*Written task*. Your answer should be one number: how many lines of the records hold the string "this".

--------

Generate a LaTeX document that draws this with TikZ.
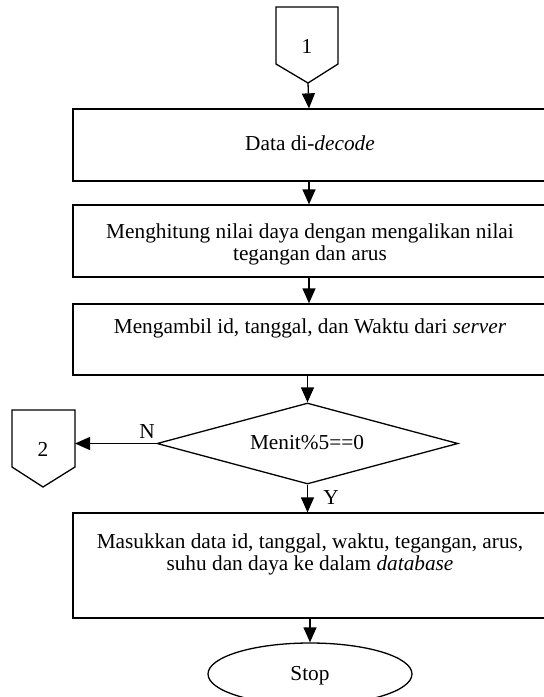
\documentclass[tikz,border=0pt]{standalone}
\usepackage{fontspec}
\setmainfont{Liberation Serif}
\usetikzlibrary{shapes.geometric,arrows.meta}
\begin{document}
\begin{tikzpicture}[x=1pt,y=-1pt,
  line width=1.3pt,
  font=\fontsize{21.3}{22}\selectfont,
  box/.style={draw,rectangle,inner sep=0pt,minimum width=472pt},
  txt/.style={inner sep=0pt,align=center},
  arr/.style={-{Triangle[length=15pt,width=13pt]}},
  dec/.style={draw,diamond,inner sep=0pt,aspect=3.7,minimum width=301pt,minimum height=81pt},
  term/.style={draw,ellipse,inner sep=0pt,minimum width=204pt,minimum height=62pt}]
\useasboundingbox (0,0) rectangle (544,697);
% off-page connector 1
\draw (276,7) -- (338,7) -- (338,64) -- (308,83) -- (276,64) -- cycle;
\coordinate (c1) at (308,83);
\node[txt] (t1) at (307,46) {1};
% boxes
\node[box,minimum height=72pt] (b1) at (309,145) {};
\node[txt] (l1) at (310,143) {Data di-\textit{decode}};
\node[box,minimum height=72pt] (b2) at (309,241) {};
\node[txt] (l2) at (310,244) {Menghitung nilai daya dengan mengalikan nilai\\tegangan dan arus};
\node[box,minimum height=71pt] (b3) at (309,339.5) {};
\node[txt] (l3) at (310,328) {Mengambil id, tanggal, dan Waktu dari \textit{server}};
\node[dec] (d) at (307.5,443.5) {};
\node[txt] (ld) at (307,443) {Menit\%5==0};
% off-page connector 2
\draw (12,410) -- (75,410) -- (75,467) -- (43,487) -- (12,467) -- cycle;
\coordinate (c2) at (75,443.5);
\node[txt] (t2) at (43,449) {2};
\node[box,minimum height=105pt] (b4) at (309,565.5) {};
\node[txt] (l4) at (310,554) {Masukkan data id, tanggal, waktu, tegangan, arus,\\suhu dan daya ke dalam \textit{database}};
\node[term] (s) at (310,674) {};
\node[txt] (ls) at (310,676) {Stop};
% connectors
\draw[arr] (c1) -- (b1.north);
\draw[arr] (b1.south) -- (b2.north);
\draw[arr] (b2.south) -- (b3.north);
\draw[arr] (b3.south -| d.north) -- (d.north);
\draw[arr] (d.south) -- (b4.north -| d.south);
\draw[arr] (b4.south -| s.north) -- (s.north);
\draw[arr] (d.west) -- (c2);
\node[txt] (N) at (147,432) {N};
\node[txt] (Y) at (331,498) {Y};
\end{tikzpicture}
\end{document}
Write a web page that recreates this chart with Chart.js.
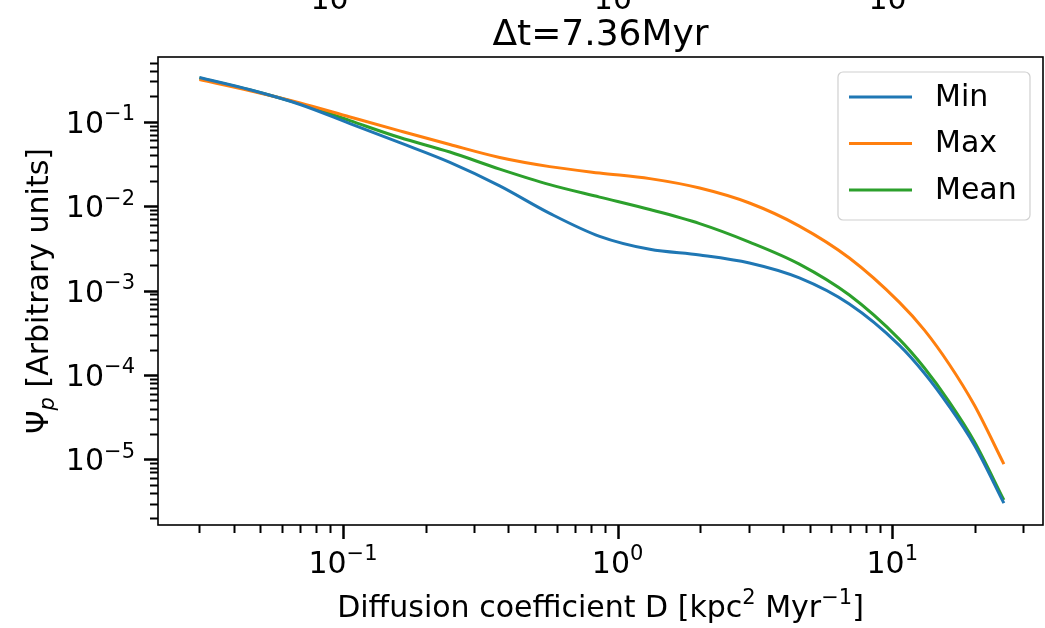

--------

*Problem solution*. 2